Grupo esse que, invariavelmente, tem em comum, também, uma certa proveniência "micro- lisboeta", uma capacidade económica considerável, independentemente até do trabalho (bom ou mau) efectivamente exercido e, last but not the least, a interessante coincidência de serem todos familiares ou parentes, mais ou menos chegados, de alguém que também desempenhou funções e ocupou cargos, no mínimo, tão decisivos (e de poder), ao longo de várias eras da nossa história contemporânea - "atravessando" reiteradamente vários regimes - desde a Monarquia Constitucional, passando pela implantação da República, sobrevoando o Estado-Novo e chegando ao pós-"25 de Abril".

Curioso e enigmático era o facto - dizia tal académico sempre "presente" nesta conversa - de nunca nenhum sociólogo, historiador ou mesmo jornalista ter desenvolvido e clarificado (comprovado, acrescentaria eu) estas teses. No fundo, nunca ninguém tenha "pegado" nesta possível radiografia das elites - aparentemente, estáveis e muito pouco permeáveis à renovação - do poder em Portugal...

in Blasfémias


Publicado por Manuel 02:51:00  

4 Comments:

  1. Luís Bonifácio said...
    Um destes exemplos é a familia "Pacheco Pereira", andam pelos corredores do poder há mais de 500 anos
    josé said...
    Análise interessante. Cheia de buracos, porém, que lhe retiram coerência- e ainda bem. Seria terrível concluir que andamos há anos e anos numa espécie de monarquia feudal sem rei nem roque, só com duques e almocreves.

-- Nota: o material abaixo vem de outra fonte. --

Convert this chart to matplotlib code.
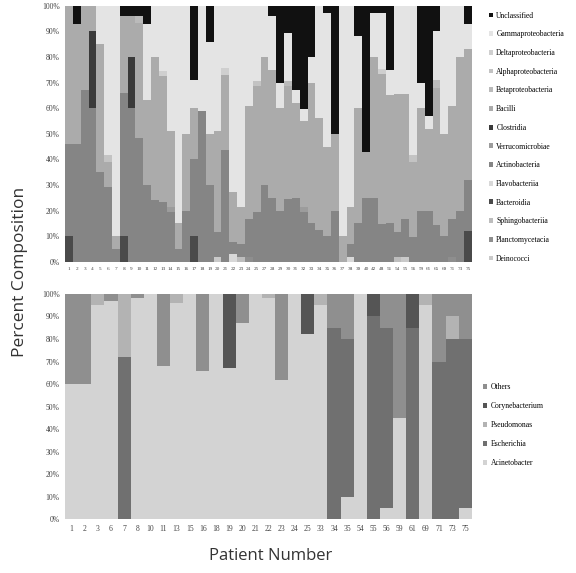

    O Pacheco parece-me destes últimos, embora com uma função muito diferente de outro notório almocreve: Dias Loureiro.
    Mas que não me levem a mal, pois nessa escala social, melhor ser almocreve do que palerma, como eu.
    Anónimo said...
    Também tenho escrito sobre o assunto, mas não se mudam as figuras, sem mudar o sistema.
    António Balbino Caldeira said...
    Também tenho escrito sobre o assunto, mas não se mudam as figuras, sem mudar o sistema.